Out of the cast of mostly third and fourth stringers, Val Kilmer is actually pretty decent as the profilers’ teacher, which is a shame only because he’s barely in the movie after leaving them on the island.

The movie certainly has a cool look thanks to some of Harlin’s stylish visual ideas, but unfortunately, that’s really not enough to make a movie worth watching.

While there were a lot of bad things about the movie, it mostly comes down to the fact that Renny Harlin may be the worst director on the face of the earth. No matter how many bad movies or box office disasters, he just keeps coming back with one more and Mindhunters is no exception. This one actually starts out decently, and you’re kind of hoping that he’ll pull off another surprise like he did with Deep Blue Sea, but it doesn’t take long for the Renny Harlinisms to completely overpower any sense of story. This is the most evident in the overuse of visual effects which are pretty cool at first but then start to take over for weak story with lots of wild camera pans, fast editing, the over use of slow motion and close-ups, which don’t really add much to the story. It’s a classic example of trying to use style to overcome the lack of substance.
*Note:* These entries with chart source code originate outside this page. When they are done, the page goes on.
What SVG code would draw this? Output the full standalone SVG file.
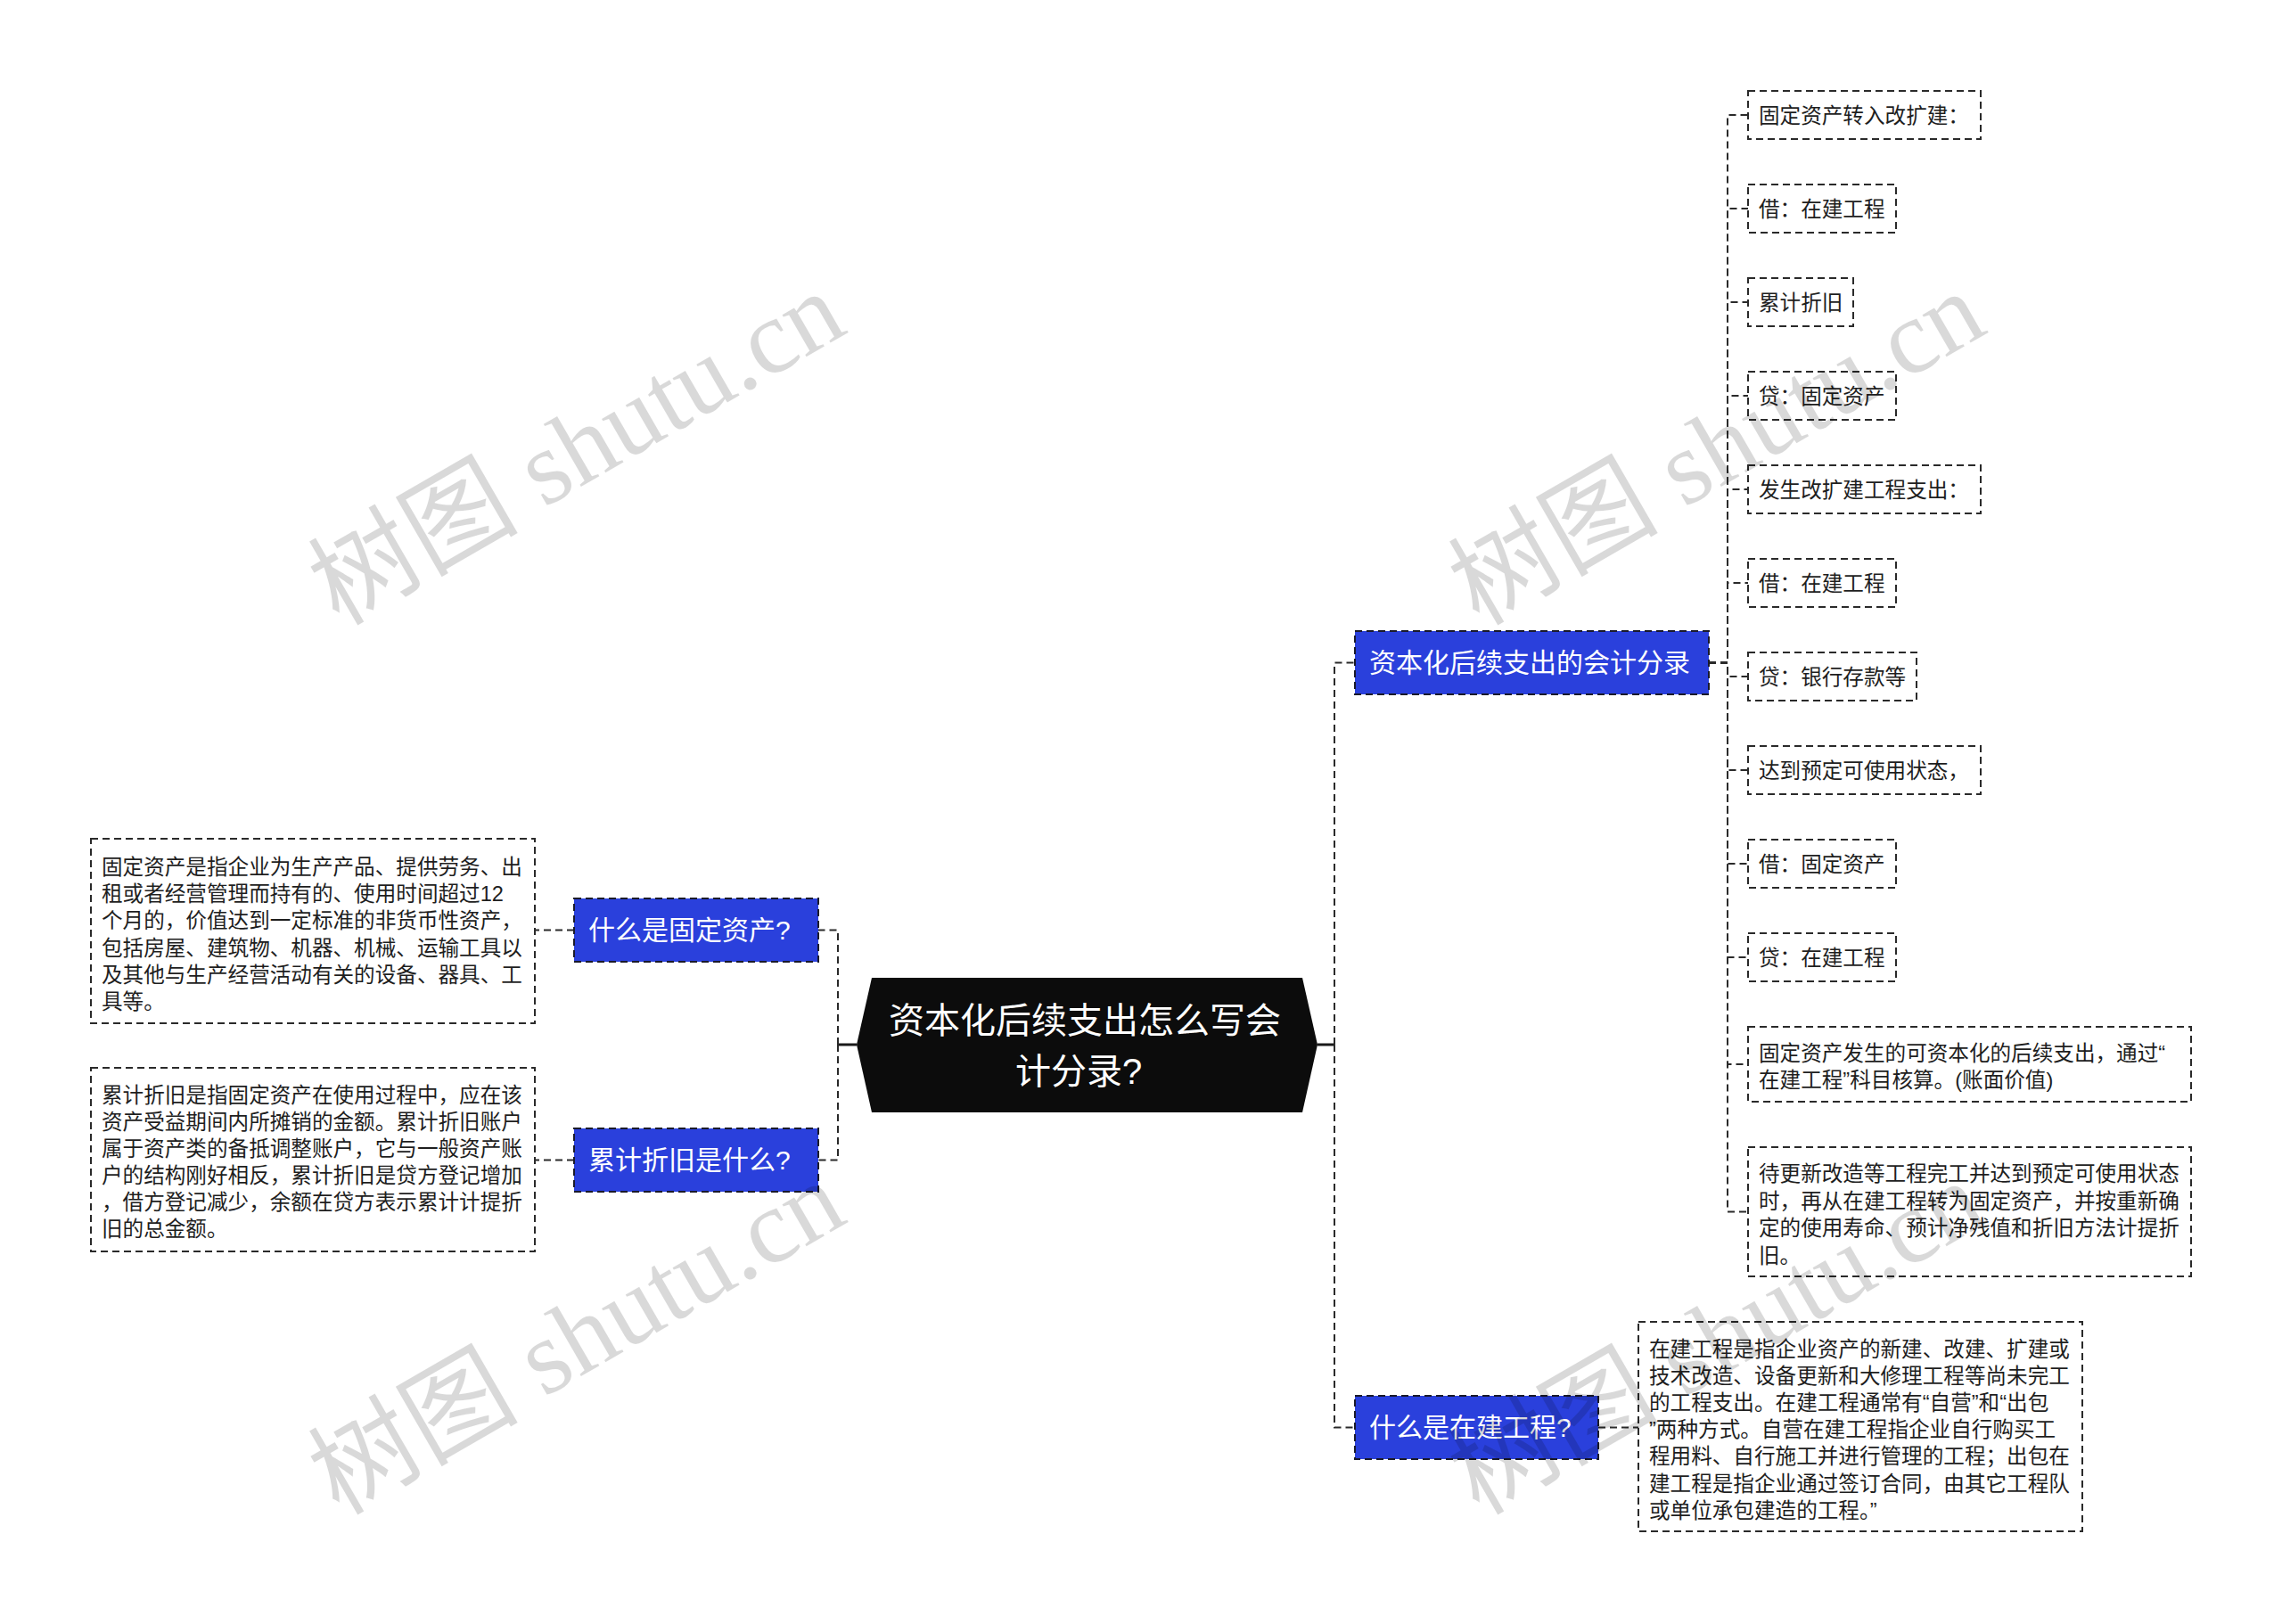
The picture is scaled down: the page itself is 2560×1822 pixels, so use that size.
<svg xmlns="http://www.w3.org/2000/svg" width="2560" height="1822" viewBox="0 0 2560 1822">
<style>
.bg{fill:#ffffff}
.conn{fill:none;stroke:#2a2a2a;stroke-width:2;stroke-dasharray:8 5}
.solid{fill:none;stroke:#1a1a1a;stroke-width:3}
.leaf{fill:#ffffff;stroke:#2a2a2a;stroke-width:2;stroke-dasharray:8 5}
.blue{fill:#2a40dc;stroke:#1a1a2a;stroke-width:2;stroke-dasharray:8 5}
.hex{fill:#0c0c0c}
.t{font-family:"Liberation Sans","Noto Sans CJK SC",sans-serif;font-size:23.6px;fill:#1e1e1e}
.bt{font-family:"Liberation Sans","Noto Sans CJK SC",sans-serif;font-size:30px;fill:#ffffff}
.ct{font-family:"Liberation Sans","Noto Sans CJK SC",sans-serif;font-size:40px;fill:#ffffff}
.wm{font-family:"Liberation Serif","Noto Sans CJK SC",serif;font-size:118px;fill:#000000;fill-opacity:0.15}
</style>
<rect class="bg" x="0" y="0" width="2560" height="1822"/>
<g id="connectors">
<path class="solid" d="M961 1172 H940"/>
<path class="conn" d="M940 1172 V1043.5 H918"/>
<path class="conn" d="M940 1172 V1301.5 H918"/>
<path class="conn" d="M644 1043.5 H600"/>
<path class="conn" d="M644 1301.5 H600"/>
<path class="solid" d="M1478 1172 H1497"/>
<path class="conn" d="M1497 1172 V743.5 H1520"/>
<path class="conn" d="M1497 1172 V1601.5 H1520"/>
<path class="conn" d="M1793 1601.5 H1838"/>
<path class="conn" d="M1917 743.5 H1938 V129 H1961"/>
<path class="conn" d="M1917 743.5 H1938 V234 H1961"/>
<path class="conn" d="M1917 743.5 H1938 V339 H1961"/>
<path class="conn" d="M1917 743.5 H1938 V444 H1961"/>
<path class="conn" d="M1917 743.5 H1938 V549 H1961"/>
<path class="conn" d="M1917 743.5 H1938 V654 H1961"/>
<path class="conn" d="M1917 743.5 H1938 V759 H1961"/>
<path class="conn" d="M1917 743.5 H1938 V864 H1961"/>
<path class="conn" d="M1917 743.5 H1938 V969 H1961"/>
<path class="conn" d="M1917 743.5 H1938 V1074 H1961"/>
<path class="conn" d="M1917 743.5 H1938 V1194 H1961"/>
<path class="conn" d="M1917 743.5 H1938 V1359.5 H1961"/>
</g>
<g id="root">
<polygon class="hex" points="978,1097 1461,1097 1478,1172 1461,1248 978,1248 961,1172"/>
<text class="ct" x="997" y="1159">资本化后续支出怎么写会</text>
<text class="ct" x="1139" y="1216">计分录?</text>
</g>
<g id="n-gdzc">
<rect class="blue" x="644" y="1008" width="274" height="71"/>
<text class="bt" x="660" y="1054">什么是固定资产?</text>
</g>
<g id="n-gdzc-desc">
<rect class="leaf" x="102" y="941" width="498" height="207"/>
<text class="t" x="114" y="981">固定资产是指企业为生产产品、提供劳务、出</text>
<text class="t" x="114" y="1011.2">租或者经营管理而持有的、使用时间超过12</text>
<text class="t" x="114" y="1041.4">个月的，价值达到一定标准的非货币性资产，</text>
<text class="t" x="114" y="1071.6">包括房屋、建筑物、机器、机械、运输工具以</text>
<text class="t" x="114" y="1101.8">及其他与生产经营活动有关的设备、器具、工</text>
<text class="t" x="114" y="1132">具等。</text>
</g>
<g id="n-ljzj">
<rect class="blue" x="644" y="1266" width="274" height="71"/>
<text class="bt" x="660" y="1312">累计折旧是什么?</text>
</g>
<g id="n-ljzj-desc">
<rect class="leaf" x="102" y="1198" width="498" height="206"/>
<text class="t" x="114" y="1237">累计折旧是指固定资产在使用过程中，应在该</text>
<text class="t" x="114" y="1267">资产受益期间内所摊销的金额。累计折旧账户</text>
<text class="t" x="114" y="1297">属于资产类的备抵调整账户，它与一般资产账</text>
<text class="t" x="114" y="1327">户的结构刚好相反，累计折旧是贷方登记增加</text>
<text class="t" x="114" y="1357">，借方登记减少，余额在贷方表示累计计提折</text>
<text class="t" x="114" y="1387">旧的总金额。</text>
</g>
<g id="n-kjfl">
<rect class="blue" x="1520" y="708" width="397" height="71"/>
<text class="bt" x="1536" y="754">资本化后续支出的会计分录</text>
</g>
<g id="leaf-1"><rect class="leaf" x="1961" y="102" width="261" height="54"/><text class="t" x="1973" y="138">固定资产转入改扩建：</text></g>
<g id="leaf-2"><rect class="leaf" x="1961" y="207" width="166" height="54"/><text class="t" x="1973" y="243">借：在建工程</text></g>
<g id="leaf-3"><rect class="leaf" x="1961" y="312" width="118" height="54"/><text class="t" x="1973" y="348">累计折旧</text></g>
<g id="leaf-4"><rect class="leaf" x="1961" y="417" width="166" height="54"/><text class="t" x="1973" y="453">贷：固定资产</text></g>
<g id="leaf-5"><rect class="leaf" x="1961" y="522" width="261" height="54"/><text class="t" x="1973" y="558">发生改扩建工程支出：</text></g>
<g id="leaf-6"><rect class="leaf" x="1961" y="627" width="166" height="54"/><text class="t" x="1973" y="663">借：在建工程</text></g>
<g id="leaf-7"><rect class="leaf" x="1961" y="732" width="189" height="54"/><text class="t" x="1973" y="768">贷：银行存款等</text></g>
<g id="leaf-8"><rect class="leaf" x="1961" y="837" width="261" height="54"/><text class="t" x="1973" y="873">达到预定可使用状态，</text></g>
<g id="leaf-9"><rect class="leaf" x="1961" y="942" width="166" height="54"/><text class="t" x="1973" y="978">借：固定资产</text></g>
<g id="leaf-10"><rect class="leaf" x="1961" y="1047" width="166" height="54"/><text class="t" x="1973" y="1083">贷：在建工程</text></g>
<g id="leaf-11"><rect class="leaf" x="1961" y="1152" width="497" height="84"/>
<text class="t" x="1973" y="1190">固定资产发生的可资本化的后续支出，通过“</text>
<text class="t" x="1973" y="1220">在建工程”科目核算。(账面价值)</text></g>
<g id="leaf-12"><rect class="leaf" x="1961" y="1287" width="497" height="145"/>
<text class="t" x="1973" y="1325">待更新改造等工程完工并达到预定可使用状态</text>
<text class="t" x="1973" y="1355.5">时，再从在建工程转为固定资产，并按重新确</text>
<text class="t" x="1973" y="1386">定的使用寿命、预计净残值和折旧方法计提折</text>
<text class="t" x="1973" y="1416.5">旧。</text></g>
<g id="n-zjgc">
<rect class="blue" x="1520" y="1566" width="273" height="71"/>
<text class="bt" x="1536" y="1612">什么是在建工程?</text>
</g>
<g id="n-zjgc-desc">
<rect class="leaf" x="1838" y="1483" width="498" height="235"/>
<text class="t" x="1850" y="1521.5">在建工程是指企业资产的新建、改建、扩建或</text>
<text class="t" x="1850" y="1551.7">技术改造、设备更新和大修理工程等尚未完工</text>
<text class="t" x="1850" y="1581.9">的工程支出。在建工程通常有“自营”和“出包</text>
<text class="t" x="1850" y="1612.1">”两种方式。自营在建工程指企业自行购买工</text>
<text class="t" x="1850" y="1642.3">程用料、自行施工并进行管理的工程；出包在</text>
<text class="t" x="1850" y="1672.5">建工程是指企业通过签订合同，由其它工程队</text>
<text class="t" x="1850" y="1702.7">或单位承包建造的工程。”</text>
</g>
<g id="watermarks">
<text class="wm" transform="translate(380 703) rotate(-30)">树图 shutu.cn</text>
<text class="wm" transform="translate(1659 703) rotate(-30)">树图 shutu.cn</text>
<text class="wm" transform="translate(380 1701) rotate(-30)">树图 shutu.cn</text>
<text class="wm" transform="translate(1659 1701) rotate(-30)">树图 shutu.cn</text>
</g>
</svg>
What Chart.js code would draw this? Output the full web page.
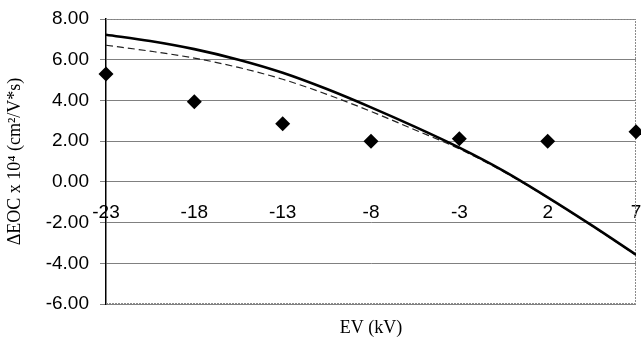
<!DOCTYPE html>
<html>
<head>
<meta charset="utf-8">
<script src="https://cdn.jsdelivr.net/npm/chart.js@4.4.1/dist/chart.umd.min.js"></script>
<style>
  html, body { margin: 0; padding: 0; background: #fff; }
  #wrap { width: 641px; height: 345px; }
</style>
</head>
<body>
<div id="wrap"><canvas id="myChart" width="641" height="345"></canvas></div>
<script>
// values
var evTicks = [-23, -18, -13, -8, -3, 2, 7];
var measured = [5.30, 3.93, 2.85, 2.00, 2.12, 2.00, 2.46];
var curveX = [-23, -20.5, -18, -15.5, -13, -10.5, -8, -5.5, -3, -0.5, 2, 4.5, 7];
var modelSolid = [7.23, 6.92, 6.52, 6.00, 5.36, 4.56, 3.66, 2.70, 1.68, 0.54, -0.76, -2.14, -3.58];
var modelDashed = [6.71, 6.42, 6.08, 5.62, 5.04, 4.30, 3.46, 2.55, 1.62, 0.50, -0.78, -2.16, -3.60];
var yTicks = [-6, -4, -2, 0, 2, 4, 6, 8];

function pts(xs, ys) {
    return xs.map(function(x, i) { return { x: x, y: ys[i] }; });
}

function noSidePad(scale) {
    scale.paddingLeft = 0;
    scale.paddingRight = 0;
}

// dotted frame on top/right/bottom like the original plot area
var frame = {
    id: 'frame',
    beforeDatasetsDraw: function(chart) {
        var a = chart.chartArea, c = chart.ctx;
        c.save();
        c.strokeStyle = '#8c8c8c';
        c.lineWidth = 1;
        c.setLineDash([2, 1]);
        c.beginPath();
        c.moveTo(a.left, a.top + 0.5);
        c.lineTo(a.right - 0.5, a.top + 0.5);
        c.lineTo(a.right - 0.5, a.bottom - 0.5);
        c.lineTo(a.left, a.bottom - 0.5);
        c.stroke();
        c.restore();
    }
};

var ctx = document.getElementById('myChart').getContext('2d');
var myChart = new Chart(ctx, {
    type: 'scatter',
    data: {
        datasets: [{
            label: 'model',
            data: pts(curveX, modelSolid),
            showLine: true,
            borderColor: '#000',
            borderWidth: 2.6,
            pointRadius: 0,
            cubicInterpolationMode: 'monotone',
            order: 2
        }, {
            label: 'model 2',
            data: pts(curveX, modelDashed),
            showLine: true,
            borderColor: '#222',
            borderWidth: 1.2,
            borderDash: [7, 4],
            pointRadius: 0,
            cubicInterpolationMode: 'monotone',
            order: 3
        }, {
            label: 'measured',
            data: pts(evTicks, measured),
            pointStyle: 'rectRot',
            pointRadius: 7.5,
            backgroundColor: '#000',
            borderColor: '#000',
            borderWidth: 0,
            clip: 20,
            order: 1
        }]
    },
    options: {
        responsive: false,
        animation: false,
        layout: { autoPadding: false, padding: { top: 19, right: 5, left: 0, bottom: 0 } },
        plugins: {
            legend: { display: false },
            tooltip: { enabled: false }
        },
        scales: {
            x: {
                type: 'linear',
                position: { y: 0 },
                min: -23,
                max: 7,
                afterBuildTicks: function(scale) {
                    scale.ticks = evTicks.map(function(v) { return { value: v }; });
                },
                afterFit: noSidePad,
                grid: { display: false, drawTicks: false },
                border: { color: '#808080', width: 1 },
                ticks: {
                    padding: 20,
                    color: '#000',
                    font: { family: 'Liberation Sans', size: 19 }
                }
            },
            x2: {
                type: 'linear',
                position: 'bottom',
                min: -23,
                max: 7,
                grid: { display: false, drawTicks: false },
                border: { display: false },
                ticks: { display: false },
                title: {
                    display: true,
                    text: 'EV (kV)',
                    color: '#000',
                    font: { family: 'Liberation Serif', size: 18 },
                    padding: { top: 0, bottom: 6 }
                },
                afterFit: function(scale) { scale.height = 41; noSidePad(scale); }
            },
            y: {
                min: -6,
                max: 8,
                afterBuildTicks: function(scale) {
                    scale.ticks = yTicks.map(function(v) { return { value: v }; });
                },
                grid: { color: '#808080', lineWidth: 1, tickLength: 6 },
                border: { color: '#000', width: 1.5 },
                ticks: {
                    padding: 11,
                    color: '#000',
                    font: { family: 'Liberation Sans', size: 19 },
                    callback: function(v) { return Number(v).toFixed(2); }
                },
                title: {
                    display: true,
                    text: 'ΔEOC x 10⁴ (cm²/V*s)',
                    color: '#000',
                    font: { family: 'Liberation Serif', size: 18 },
                    padding: { top: 4, bottom: 0 }
                },
                afterFit: function(scale) {
                    scale.width = 106;
                    scale.paddingTop = 0;
                    scale.paddingBottom = 0;
                }
            }
        }
    },
    plugins: [frame]
});
</script>
</body>
</html>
After the initial set-up, little of the story makes much sense. The first death trap is pretty clever and rather unexpected, but after that, things get dumber and dumber along with the characters themselves. (To illustrate how dumb would mean revealing far too many movie spoiler points.) There are plenty of bad movie clichés, as well, like the obligatory scene where everyone draws their weapon and accuses everyone else of being the killer. This plot is just a mess that gets worse and worse as it gets caught up in endless twists, and the ending is so ludicrous that you feel like you’ve been brought up to the top of this mountain, just to be thrown off the other side. By the time, you think you’ve figured out who the killer is…they’ve changed their mind and made it someone else. And then five minutes later, it’s someone else entirely; almost as if they realized that none of it would stand up regardless. The big finale, an underwater gun shootout—no, I’m not making that up– allows you to watch the bullets completely miss their mark in slow motion a bit like Matrix bullet time only not quite as impressive.

The writing isn’t great, which is disappointing and surprising considering that Wayne Kramer wrote and directed The Cooler with William Macy. I’m not even going to try to guess what the heck the movie’s title has to do with the story itself. It’s simply one of the worst movie titles in a long time.

Still, none of that could possibly be as bad as the acting, which is so amateurish that it’s impossible to get into the characters or story. That’s the big difference between this thriller and movies like Identity or even Assault on Precinct 13. When you have semi-decent actors like Val Kilmer and Christian Slater in your movie, you would think that you would try to make the most of them, but both of them appear in the film less than ten minutes before they bow out leaving lesser actors like Miller and Morris to carry the film.

Of course, there’s also LL Cool J, who has been good in similar movies, but you’re never quite sure if he’s a good guy or a bad guy, and after awhile, you don’t really care either. He doesn’t do much to make you want to either root for or against him; he’s just kind of there.

Watching Renny Harlin take what should have been a sure thing and completely destroy it with awful choices in casting, direction and the overuse of visual effects, almost makes this movie worthy of a case study.

The Extras:
There are four bonus features included on this DVD:

Feature Commentary With Director Renny Harlin – Unfortunately, none of the cast members were included in this commentary. That’s a shame since we aren’t given more of a perspective on this film. Harlin ends up talking a lot about how he tinkered with the film, shooting in Holland, etc. It’s interesting, but it gets a little dry over time.

Profiling Mindhunters – This is a short “making of” featurette. It contains your standard interviews with cast and crew, behind the scenes footage, and other goodies. They discuss shooting in Holland, training for the movie, working with Val Kilmer, etc.

Stunt Sequence – This featurette highlights the big fight sequence at the end. They emphasize the fact that the actors did all their own stunts. You see a lot of them rehearsing the scenes.

A Director’s Walk Through Crimetown – Renny Harlin walks the audience through Crimetown, the training facility used by the FBI. He shows the props, mannequins, and makes a lot of humorous comments about everything there.

The Bottom Line:
Mindhunters is a great looking film with an intriguing concept, but the absurdity of the story and the stupidity of the characters leave you rooting for them to be killed off.